Every five years or so, a natural weather occurrence called El Niño causes extreme ocean temperatures. This results in flooding in certain parts of the world, and droughts and wildfires in other parts. Now, new research shows that El Niño also causes a decrease in mass of ice shelves in Antarctica. Although a natural phenomena, climate change caused due to human activity has been linked to an increase in frequency of El Niño events. This would mean more melting of ice, rising ocean levels, and consequently faster submergence of coastal towns and islands.
This study, carried out by a team with members from the Jet Propulsion Laboratory, Stanford University, amongst others, examined 23 years of satellite data. They studied the fluctuation of height and mass of the Antarctic ice shelves over the years, and found a clear link between El Niño-Southern Oscillation (ENSO) and the variability of the ice shelves.

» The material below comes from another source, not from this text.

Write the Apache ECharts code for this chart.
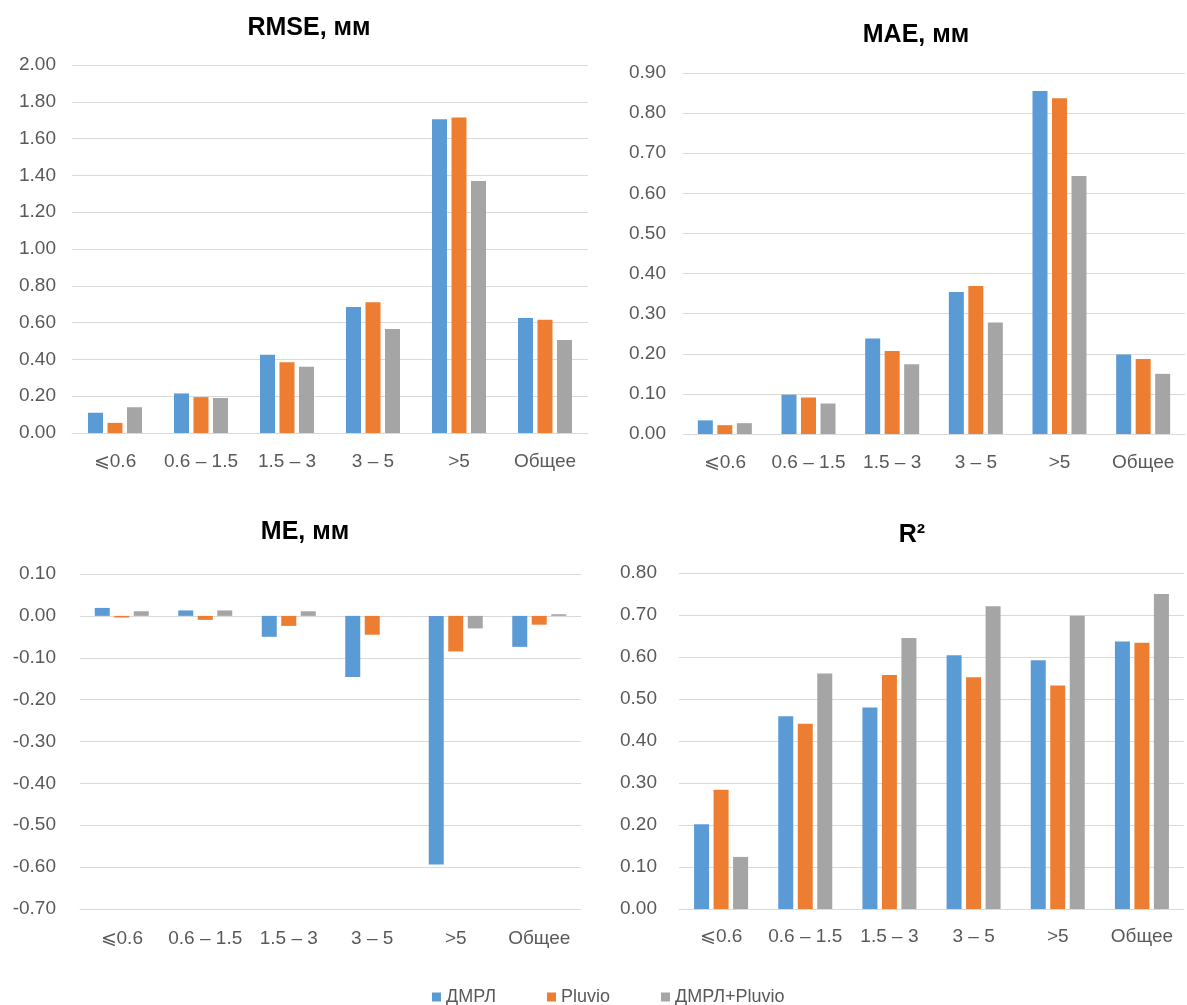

Dr Fernando Paolo, lead author of the study, said, “Since we saw the mass of the ice shelves fluctuate – and that can be affected by fluctuations in El Niño – then in the future we should expect a higher fluctuation.”
El Niño and La Niña are the two parts of El Niño-Southern Oscillation, a climate phenomena that causes changes in surface temperatures of seas. Because of this, air pressure in the atmosphere over these waters also changes. These changes are fuelled by weakening and strengthening of trade winds. During El Niño, weak trade winds lead to oceans warming up near the American continents, and colder ocean waters near Asia and Australia.
In Antarctica, an interesting effect is seen. There is an increase in moisture content in the air, causing an increase in snowfall in the continent. At the same time, circulation of ocean waters pushes warmer waters underneath the ice shelf, causing the ice to melt. So while snowfall is adding mass to the top of ice shelves, melting at the bottom causes a decrease in mass. In total, however, there is still a decrease in mass. This is so because the ice added from snowfall is lower in density than the ice which melts.
Another study done last year showed that more frequent El Niño events are expected as global temperatures go above 1.5°C from pre-industrial levels. And the frequency of these will keep increasing for a few years even if climate change is controlled and temperatures stabilise. This is due to uneven warming of the planet which make El Niño events easier to occur.
Overall, the research says, it is important to keep in mind the impact El Niño will have when making projections of changes in global sea-levels. While a general pattern of thinning of the ice sheets because of global warming has already been established, these fluctuations will also contribute to melting of ice, and thus changes in ocean water levels.